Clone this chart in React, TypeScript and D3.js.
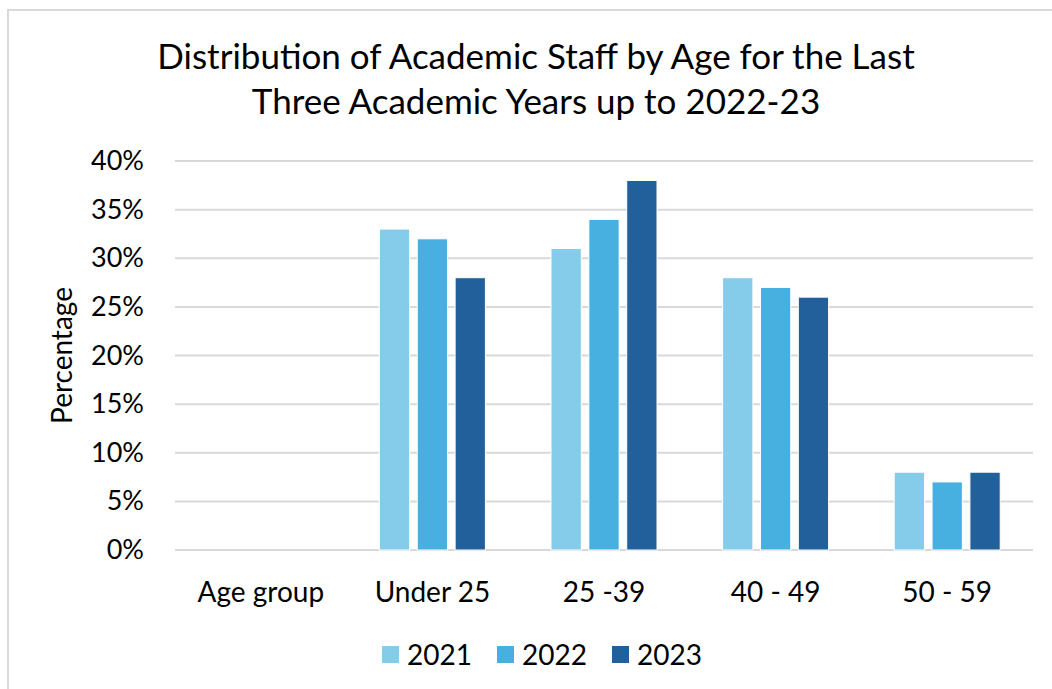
import React from "react";
import * as d3 from "d3";

const categories = ["Age group", "Under 25", "25 -39", "40 - 49", "50 - 59"];
const years = ["2021", "2022", "2023"];
const values2021 = [null, 33, 31, 28, 8];
const values2022 = [null, 32, 34, 27, 7];
const values2023 = [null, 28, 38, 26, 8];
const yTicks = [0, 5, 10, 15, 20, 25, 30, 35, 40];
const colors = ["#85CBEA", "#47B0E0", "#21609B"];

const W = 1052;
const H = 689;
const FONT = "Lato, 'Open Sans', sans-serif";

export default function App() {
  const series = [values2021, values2022, values2023];
  const x0 = d3.scaleBand<string>().domain(categories).range([175, 1033]).padding(0);
  const groupW = 106;
  const x1 = d3.scaleBand<string>().domain(years).range([0, groupW]).paddingInner(0.2);
  const y = d3.scaleLinear().domain([0, 40]).range([550, 161]);
  const off = (x0.bandwidth() - groupW) / 2;

  return (
    <svg width={W} height={H} style={{ position: "absolute", left: 0, top: 0, background: "#fff" }}>
      <rect x={8} y={10} width={W} height={H} fill="#fff" stroke="#d9d9d9" strokeWidth={2} />
      <text x={536} y={69} textAnchor="middle" fontFamily={FONT} fontSize={35} fill="#000">
        Distribution of Academic Staff by Age for the Last
      </text>
      <text x={536} y={114} textAnchor="middle" fontFamily={FONT} fontSize={35} fill="#000">
        Three Academic Years up to 2022-23
      </text>
      {yTicks.map((t) => (
        <g key={t}>
          <line x1={175} x2={1033} y1={y(t)} y2={y(t)} stroke="#d9d9d9" strokeWidth={2} />
          <text x={144} y={y(t) + 9} textAnchor="end" fontFamily={FONT} fontSize={27} fill="#000">
            {t}%
          </text>
        </g>
      ))}
      <text
        transform={`translate(72, ${y(20)}) rotate(-90)`}
        textAnchor="middle"
        fontFamily={FONT}
        fontSize={28}
        fill="#000"
      >
        Percentage
      </text>
      {categories.map((c, i) => (
        <g key={c}>
          {series.map((vals, s) => {
            const v = vals[i];
            if (v == null) return null;
            return (
              <rect
                key={s}
                x={(x0(c) as number) + off + (x1(years[s]) as number)}
                y={y(v)}
                width={x1.bandwidth()}
                height={y(0) - y(v)}
                fill={colors[s]}
                stroke="#fff"
                strokeWidth={1}
              />
            );
          })}
          <text
            x={(x0(c) as number) + x0.bandwidth() / 2}
            y={602}
            textAnchor="middle"
            fontFamily={FONT}
            fontSize={28}
            fill="#000"
          >
            {c}
          </text>
        </g>
      ))}
      {years.map((yr, i) => {
        const lx = 382 + i * 115;
        return (
          <g key={yr}>
            <rect x={lx} y={646} width={17} height={17} fill={colors[i]} />
            <text x={lx + 25} y={665} fontFamily={FONT} fontSize={28} fill="#000">
              {yr}
            </text>
          </g>
        );
      })}
    </svg>
  );
}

★ ★ ★ ★ ★

**Stated goal:** Without including any pictures, print all of the material exactly as given.

**Exercise answer:**
Clone this chart in React, TypeScript and D3.js.
import React from "react";
import * as d3 from "d3";

const categories = ["Age group", "Under 25", "25 -39", "40 - 49", "50 - 59"];
const years = ["2021", "2022", "2023"];
const values2021 = [null, 33, 31, 28, 8];
const values2022 = [null, 32, 34, 27, 7];
const values2023 = [null, 28, 38, 26, 8];
const yTicks = [0, 5, 10, 15, 20, 25, 30, 35, 40];
const colors = ["#85CBEA", "#47B0E0", "#21609B"];

const W = 1052;
const H = 689;
const FONT = "Lato, 'Open Sans', sans-serif";

export default function App() {
  const series = [values2021, values2022, values2023];
  const x0 = d3.scaleBand<string>().domain(categories).range([175, 1033]).padding(0);
  const groupW = 106;
  const x1 = d3.scaleBand<string>().domain(years).range([0, groupW]).paddingInner(0.2);
  const y = d3.scaleLinear().domain([0, 40]).range([550, 161]);
  const off = (x0.bandwidth() - groupW) / 2;

  return (
    <svg width={W} height={H} style={{ position: "absolute", left: 0, top: 0, background: "#fff" }}>
      <rect x={8} y={10} width={W} height={H} fill="#fff" stroke="#d9d9d9" strokeWidth={2} />
      <text x={536} y={69} textAnchor="middle" fontFamily={FONT} fontSize={35} fill="#000">
        Distribution of Academic Staff by Age for the Last
      </text>
      <text x={536} y={114} textAnchor="middle" fontFamily={FONT} fontSize={35} fill="#000">
        Three Academic Years up to 2022-23
      </text>
      {yTicks.map((t) => (
        <g key={t}>
          <line x1={175} x2={1033} y1={y(t)} y2={y(t)} stroke="#d9d9d9" strokeWidth={2} />
          <text x={144} y={y(t) + 9} textAnchor="end" fontFamily={FONT} fontSize={27} fill="#000">
            {t}%
          </text>
        </g>
      ))}
      <text
        transform={`translate(72, ${y(20)}) rotate(-90)`}
        textAnchor="middle"
        fontFamily={FONT}
        fontSize={28}
        fill="#000"
      >
        Percentage
      </text>
      {categories.map((c, i) => (
        <g key={c}>
          {series.map((vals, s) => {
            const v = vals[i];
            if (v == null) return null;
            return (
              <rect
                key={s}
                x={(x0(c) as number) + off + (x1(years[s]) as number)}
                y={y(v)}
                width={x1.bandwidth()}
                height={y(0) - y(v)}
                fill={colors[s]}
                stroke="#fff"
                strokeWidth={1}
              />
            );
          })}
          <text
            x={(x0(c) as number) + x0.bandwidth() / 2}
            y={602}
            textAnchor="middle"
            fontFamily={FONT}
            fontSize={28}
            fill="#000"
          >
            {c}
          </text>
        </g>
      ))}
      {years.map((yr, i) => {
        const lx = 382 + i * 115;
        return (
          <g key={yr}>
            <rect x={lx} y={646} width={17} height={17} fill={colors[i]} />
            <text x={lx + 25} y={665} fontFamily={FONT} fontSize={28} fill="#000">
              {yr}
            </text>
          </g>
        );
      })}
    </svg>
  );
}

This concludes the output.